(What to work on): Assemble all lines in which the string "this" appears.

(Provided material):
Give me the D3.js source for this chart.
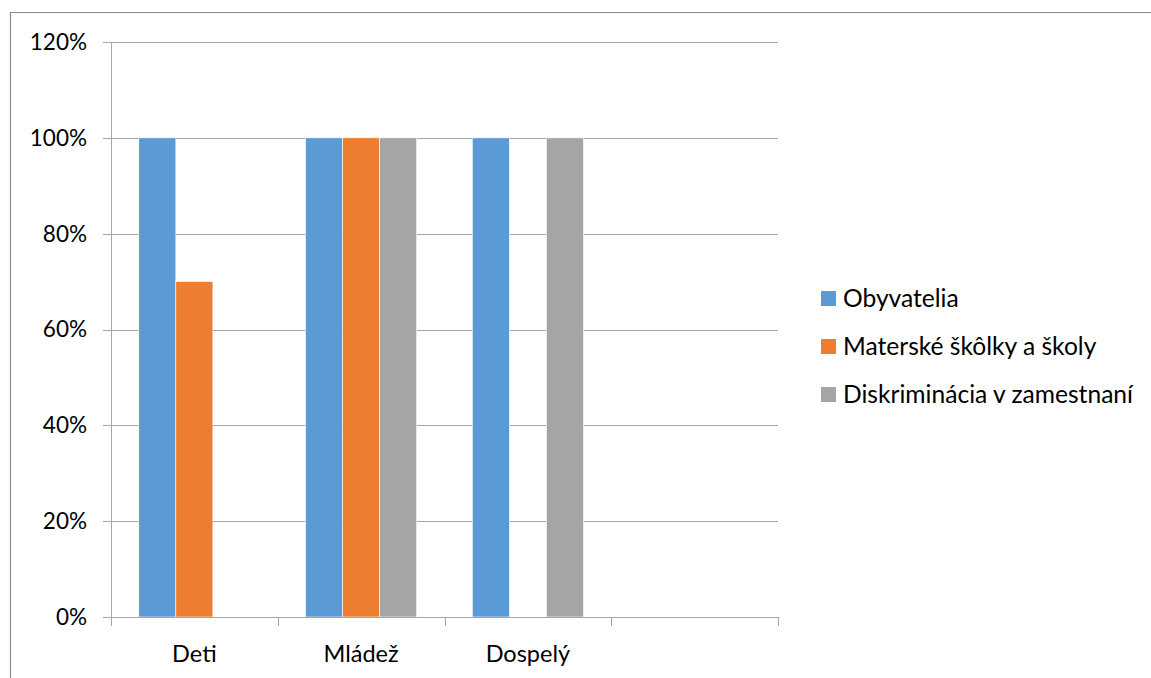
<!DOCTYPE html>
<html>
<head>
<meta charset="utf-8">
<script src="https://cdn.jsdelivr.net/npm/d3@7"></script>
<style>
  html, body { margin: 0; padding: 0; background: #fff; }
  svg { display: block; font-family: Lato, "Open Sans", sans-serif; }
</style>
</head>
<body>
<svg id="chart" width="1151" height="678"></svg>
<script>
// Categories (the last slot is an empty category)
const categories = ["Deti", "Mládež", "Dospelý", ""];
const seriesNames = ["Obyvatelia", "Materské škôlky a školy", "Diskriminácia v zamestnaní"];
const seriesColors = ["#5b9bd5", "#ed7d31", "#a5a5a5"];
// Values in percent, one array per series, aligned with categories
const obyvatelia = [100, 100, 100, null];
const skolky = [70, 100, 0, null];
const diskriminacia = [0, 100, 100, null];
const yTicks = [0, 20, 40, 60, 80, 100, 120];

const seriesValues = [obyvatelia, skolky, diskriminacia];

const svg = d3.select("#chart");
const margin = { left: 111, top: 42, right: 778, bottom: 617 };
const labelSize = 23.5;
const legendSize = 24.6;
const tickSize = 22.5;

// Outer chart frame
svg.append("path")
  .attr("d", "M10.5,678 L10.5,12.5 L1151,12.5")
  .attr("fill", "none").attr("stroke", "#8c8c8c").attr("stroke-width", 1.2);

const x = d3.scaleBand().domain(categories.map((c, i) => i))
  .range([margin.left, margin.right]);
const inner = d3.scaleBand().domain(d3.range(seriesNames.length))
  .range([0, x.bandwidth()]).paddingOuter(0.75).paddingInner(0);
const y = d3.scaleLinear().domain([0, 120]).range([margin.bottom, margin.top]);

// Gridlines
svg.append("g").selectAll("line").data(yTicks.filter(t => t > 0)).join("line")
  .attr("x1", margin.left - 8).attr("x2", margin.right)
  .attr("y1", d => Math.round(y(d)) + 0.5).attr("y2", d => Math.round(y(d)) + 0.5)
  .attr("stroke", "#a6a6a6").attr("stroke-width", 1);

// Y axis labels
svg.append("g").selectAll("text").data(yTicks).join("text")
  .attr("x", 87).attr("y", d => y(d))
  .attr("dy", "0.35em").attr("text-anchor", "end")
  .attr("font-size", tickSize).attr("fill", "#000")
  .text(d => d + "%");

// Bars
const rows = [];
categories.forEach((c, ci) => {
  seriesValues.forEach((vals, si) => {
    if (vals[ci] != null && vals[ci] > 0) rows.push({ ci, si, v: vals[ci] });
  });
});
svg.append("g").selectAll("rect").data(rows).join("rect")
  .attr("x", d => x(d.ci) + inner(d.si))
  .attr("width", inner.bandwidth())
  .attr("y", d => y(d.v))
  .attr("height", d => y(0) - y(d.v))
  .attr("fill", d => seriesColors[d.si])
  .attr("stroke", "#fff").attr("stroke-width", 0.6);

// Y axis line
svg.append("line")
  .attr("x1", margin.left + 0.5).attr("x2", margin.left + 0.5)
  .attr("y1", margin.top).attr("y2", margin.bottom)
  .attr("stroke", "#a6a6a6");
svg.append("line")
  .attr("x1", margin.left - 8).attr("x2", margin.left)
  .attr("y1", Math.round(y(0)) + 0.5).attr("y2", Math.round(y(0)) + 0.5)
  .attr("stroke", "#a6a6a6");

// X axis with category ticks at band boundaries
svg.append("line")
  .attr("x1", margin.left).attr("x2", margin.right)
  .attr("y1", Math.round(y(0)) + 0.5).attr("y2", Math.round(y(0)) + 0.5)
  .attr("stroke", "#a6a6a6");
const boundaries = categories.map((c, i) => x(i)).concat([margin.right]);
svg.append("g").selectAll("line").data(boundaries).join("line")
  .attr("x1", d => Math.round(d) + 0.5).attr("x2", d => Math.round(d) + 0.5)
  .attr("y1", y(0)).attr("y2", y(0) + 9)
  .attr("stroke", "#a6a6a6");

svg.append("g").selectAll("text").data(categories).join("text")
  .attr("x", (d, i) => x(i) + x.bandwidth() / 2)
  .attr("y", 662).attr("text-anchor", "middle")
  .attr("font-size", labelSize).attr("fill", "#000")
  .text(d => d);

// Legend
const legend = svg.append("g").selectAll("g").data(seriesNames).join("g")
  .attr("transform", (d, i) => `translate(821, ${291 + i * 48})`);
legend.append("rect").attr("width", 15).attr("height", 15)
  .attr("fill", (d, i) => seriesColors[i]);
legend.append("text").attr("x", 22).attr("y", 7.5).attr("dy", "0.35em")
  .attr("font-size", legendSize).attr("fill", "#000")
  .text(d => d);
</script>
</body>
</html>
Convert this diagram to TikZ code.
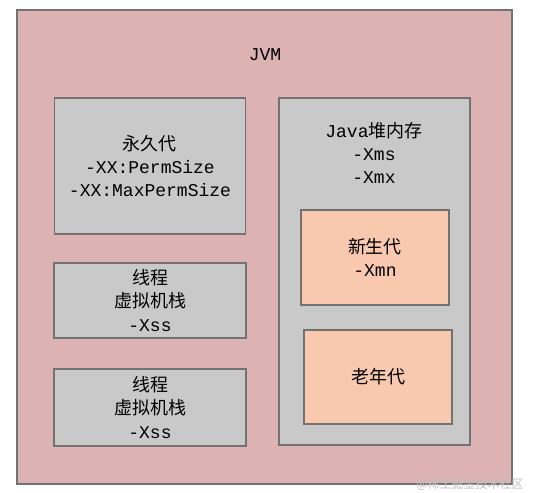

(Final answer):
Give me the D3.js source for this chart.
Convert this diagram to TikZ code.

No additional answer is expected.